-- begin Given information --

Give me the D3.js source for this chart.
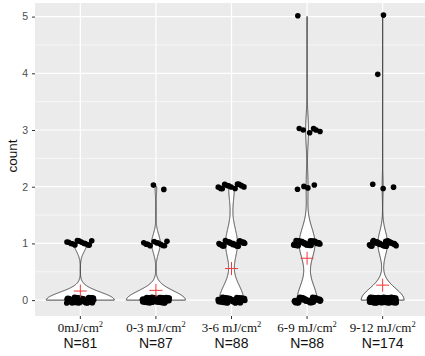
<!DOCTYPE html>
<html>
<head>
<meta charset="utf-8">
<script src="https://cdn.jsdelivr.net/npm/d3@7"></script>
<style>
  body { margin: 0; background: #fff; }
  svg { display: block; }
</style>
</head>
<body>
<svg id="chart" width="425" height="356"></svg>
<script>
// categories and labels
const doseLabels = ['0mJ/cm', '0-3 mJ/cm', '3-6 mJ/cm', '6-9 mJ/cm', '9-12 mJ/cm'];
const nLabels = ['N=81', 'N=87', 'N=88', 'N=88', 'N=174'];

// observed count values and how many subjects had each value, per group
const countValues = [0, 1, 2, 3, 4, 5];
const freq0mJ  = [68, 13, 0, 0, 0, 0];
const freq0to3 = [74, 11, 2, 0, 0, 0];
const freq3to6 = [51, 25, 12, 0, 0, 0];
const freq6to9 = [43, 34, 4, 6, 0, 1];
const freq9to12 = [138, 31, 3, 0, 1, 1];
const groupFreqs = [freq0mJ, freq0to3, freq3to6, freq6to9, freq9to12];

const yTicks = [0, 1, 2, 3, 4, 5];
const yMinor = [0.5, 1.5, 2.5, 3.5, 4.5];

const W = 425, H = 356;
const panel = { left: 35, right: 428, top: 3, bottom: 316 };

const svg = d3.select('#chart');

// scales
const xScale = d3.scalePoint()
    .domain(doseLabels)
    .range([panel.left, panel.right])
    .padding(0.6);
const step = xScale.step();

const yScale = d3.scaleLinear()
    .domain([-0.28, 5.24])
    .range([panel.bottom, panel.top]);

// panel background + grid
svg.append('rect')
    .attr('x', panel.left).attr('y', panel.top)
    .attr('width', panel.right - panel.left)
    .attr('height', panel.bottom - panel.top)
    .style('fill', '#ebebeb');

svg.append('g').selectAll('line')
    .data(yMinor).enter().append('line')
    .attr('x1', panel.left).attr('x2', panel.right)
    .attr('y1', d => yScale(d)).attr('y2', d => yScale(d))
    .style('stroke', '#fff').style('stroke-width', 0.6);

svg.append('g').selectAll('line')
    .data(yTicks).enter().append('line')
    .attr('x1', panel.left).attr('x2', panel.right)
    .attr('y1', d => yScale(d)).attr('y2', d => yScale(d))
    .style('stroke', '#fff').style('stroke-width', 1.2);

svg.append('g').selectAll('line')
    .data(doseLabels).enter().append('line')
    .attr('x1', d => xScale(d)).attr('x2', d => xScale(d))
    .attr('y1', panel.top).attr('y2', panel.bottom)
    .style('stroke', '#fff').style('stroke-width', 1.2);

// expand frequency tables into raw values
const groups = doseLabels.map((lab, g) => {
    let vals = [];
    countValues.forEach((v, i) => {
        for (let j = 0; j < groupFreqs[g][i]; j++) vals.push(v);
    });
    return { label: lab, values: vals };
});

// bandwidth like R's bw.nrd0
function nrd0(arr) {
    let hi = d3.deviation(arr);
    let iqr = d3.quantile(arr, 0.75) - d3.quantile(arr, 0.25);
    let lo = Math.min(hi, iqr / 1.34);
    if (!lo) lo = hi || Math.abs(arr[0]) || 1;
    return 0.9 * lo * Math.pow(arr.length, -0.2);
}

// gaussian kde on a trimmed grid
groups.forEach(grp => {
    let vals = grp.values;
    let n = vals.length;
    let bw = nrd0(vals);
    let lo = d3.min(vals), hi = d3.max(vals);
    let pts = [];
    for (let i = 0; i < 512; i++) {
        let y = lo + (hi - lo) * i / 511;
        let dens = 0;
        countValues.forEach((v, k) => {
            let f = vals.filter(x => x === v).length;
            if (f) {
                let z = (y - v) / bw;
                dens += f * Math.exp(-0.5 * z * z) / Math.sqrt(2 * Math.PI);
            }
        });
        pts.push({ y: y, d: dens / (n * bw) });
    }
    grp.density = pts;
    grp.mean = d3.mean(vals);
});

const maxDens = d3.max(groups, grp => d3.max(grp.density, p => p.d));
const halfWidth = d3.scaleLinear().domain([0, maxDens]).range([0, 0.45 * step]);

// violins
const area = d3.area()
    .y(p => yScale(p.y));

svg.append('g').selectAll('path')
    .data(groups).enter().append('path')
    .attr('d', grp => {
        let cx = xScale(grp.label);
        return area
            .x0(p => cx - halfWidth(p.d))
            .x1(p => cx + halfWidth(p.d))(grp.density);
    })
    .style('fill', '#fff')
    .style('stroke', '#333')
    .style('stroke-width', 0.9);

// jittered points (deterministic spread)
let points = [];
groups.forEach((grp, g) => {
    countValues.forEach((v, i) => {
        for (let j = 0; j < groupFreqs[g][i]; j++) {
            let fx = ((j * 0.618034 + g * 0.37 + i * 0.21) % 1) - 0.5;
            let fy = ((j * 0.754878 + g * 0.13 + i * 0.45) % 1) - 0.5;
            points.push({ label: grp.label, v: v, dx: fx * 2 * 0.18, dy: fy * 2 * 0.05 });
        }
    });
});

svg.append('g').selectAll('circle')
    .data(points).enter().append('circle')
    .attr('cx', p => xScale(p.label) + p.dx * step)
    .attr('cy', p => yScale(p.v + p.dy))
    .attr('r', 2.8)
    .style('fill', '#000');

// mean crosses
const cross = svg.append('g').selectAll('g')
    .data(groups).enter().append('g')
    .attr('transform', grp => `translate(${xScale(grp.label)}, ${yScale(grp.mean)})`);
cross.append('line').attr('x1', -6.5).attr('x2', 6.5).attr('y1', 0).attr('y2', 0);
cross.append('line').attr('x1', 0).attr('x2', 0).attr('y1', -6.5).attr('y2', 6.5);
cross.selectAll('line').style('stroke', '#f03a3a').style('stroke-width', 1);

// y axis
const yAxis = svg.append('g')
    .attr('transform', `translate(${panel.left}, 0)`)
    .call(d3.axisLeft(yScale).tickValues(yTicks).tickSize(3).tickPadding(4).tickFormat(d3.format('d')));
yAxis.select('.domain').remove();
yAxis.selectAll('line').style('stroke', '#333');
yAxis.selectAll('text')
    .style('font-family', 'Liberation Sans, Arial, sans-serif')
    .style('font-size', '10.5px')
    .style('fill', '#4d4d4d');

// x ticks
svg.append('g').selectAll('line')
    .data(doseLabels).enter().append('line')
    .attr('x1', d => xScale(d)).attr('x2', d => xScale(d))
    .attr('y1', panel.bottom).attr('y2', panel.bottom + 3)
    .style('stroke', '#333');

// x labels: dose (serif, superscript 2) + N (sans)
const doseText = svg.append('g').selectAll('text')
    .data(doseLabels).enter().append('text')
    .attr('x', d => xScale(d))
    .attr('y', 332)
    .attr('text-anchor', 'middle')
    .style('font-family', 'Liberation Serif, Times New Roman, serif')
    .style('font-size', '13px')
    .style('fill', '#111');
doseText.append('tspan').text(d => d);
doseText.append('tspan')
    .attr('dy', -5)
    .style('font-size', '8.5px')
    .text('2');

svg.append('g').selectAll('text')
    .data(nLabels).enter().append('text')
    .attr('x', (d, i) => xScale(doseLabels[i]))
    .attr('y', 348)
    .attr('text-anchor', 'middle')
    .style('font-family', 'Liberation Sans, Arial, sans-serif')
    .style('font-size', '14px')
    .style('fill', '#111')
    .text(d => d);

// y title
svg.append('text')
    .attr('transform', 'translate(17, 156) rotate(-90)')
    .attr('text-anchor', 'middle')
    .style('font-family', 'Liberation Sans, Arial, sans-serif')
    .style('font-size', '13.5px')
    .style('fill', '#111')
    .text('count');
</script>
</body>
</html>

-- end Given information --

### Problem requirements:
Leave out any pictures, please, and quote only the lines from the top of the data through the line that contains "const nLabels = ['N=81', 'N=87', 'N=88', 'N=88', 'N=174'];".

### Reply:
Give me the D3.js source for this chart.
<!DOCTYPE html>
<html>
<head>
<meta charset="utf-8">
<script src="https://cdn.jsdelivr.net/npm/d3@7"></script>
<style>
  body { margin: 0; background: #fff; }
  svg { display: block; }
</style>
</head>
<body>
<svg id="chart" width="425" height="356"></svg>
<script>
// categories and labels
const doseLabels = ['0mJ/cm', '0-3 mJ/cm', '3-6 mJ/cm', '6-9 mJ/cm', '9-12 mJ/cm'];
const nLabels = ['N=81', 'N=87', 'N=88', 'N=88', 'N=174'];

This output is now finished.